Some game shows which began in the eighties have never used these captions - Play Your Cards Right, Catchphrase and Fifteen to One spring to mind.
Countdown used them until September 2001, when the Teatime Teasers were introduced along with the 15-round format. Family Fortunes, meanwhile, used a "Back Soon" caption at the end of part one for much of the Les Dennis era.
Channel 5's early programmes had them in the top left of the screen next to the DOG in the colour stripe design of the time - was that part of the programme itself or played out by presentation?
Channel 5's early programmes had them in the top left of the screen next to the DOG in the colour stripe design of the time - was that part of the programme itself or played out by presentation?
Presentation because none of that appeared when 100%, Whittle and whatever else turned up on Challenge, they had to make their own end of and beginning of part bumpers (usually a title card).
In fact when they toned the brightness of the DOG down a couple of weeks after launch it brightened up again for the End of Part strap so it could only be presentation that was generating it.
I liked the C5 candy-striped break markers.
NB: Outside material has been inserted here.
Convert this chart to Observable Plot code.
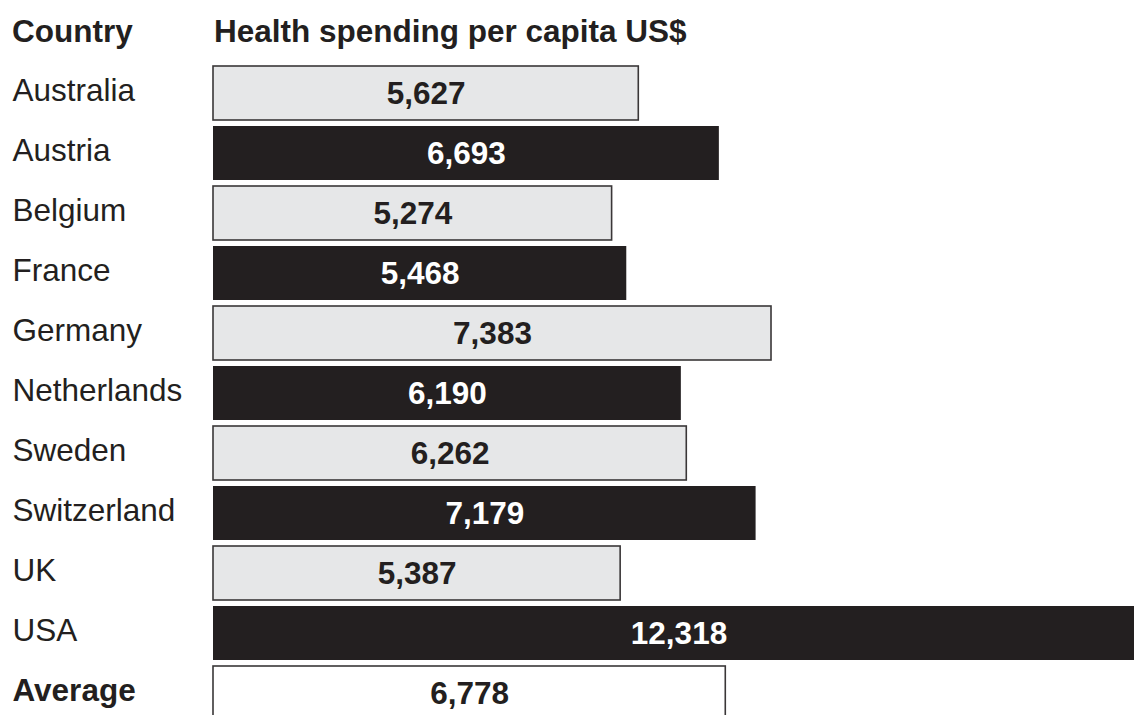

Wonder why some programmes made use of them while others did not.
Whittle and 100% did, but Family Affairs had their own and 5News never used it either.
As above, some of the programmes themselves didn't use them. The markers were generated by presentation. Suppose it could be argued it saved money as the production didn't have to generate a bumper but how much that would save is anybody's guess. To be honest I don't think it lasted longer than 18 months if that before they went back to the traditional end-of-part method. Presumably it was a late decision for Family Affairs to have its own bumpers?
I'm thinking now that the reason The South Bank Show uses these captions is probably just because Melvyn Bragg still likes to use them. Silent, white on black 'End of Part One', with no 'Coming Up…'. It's pleasantly old-fashioned.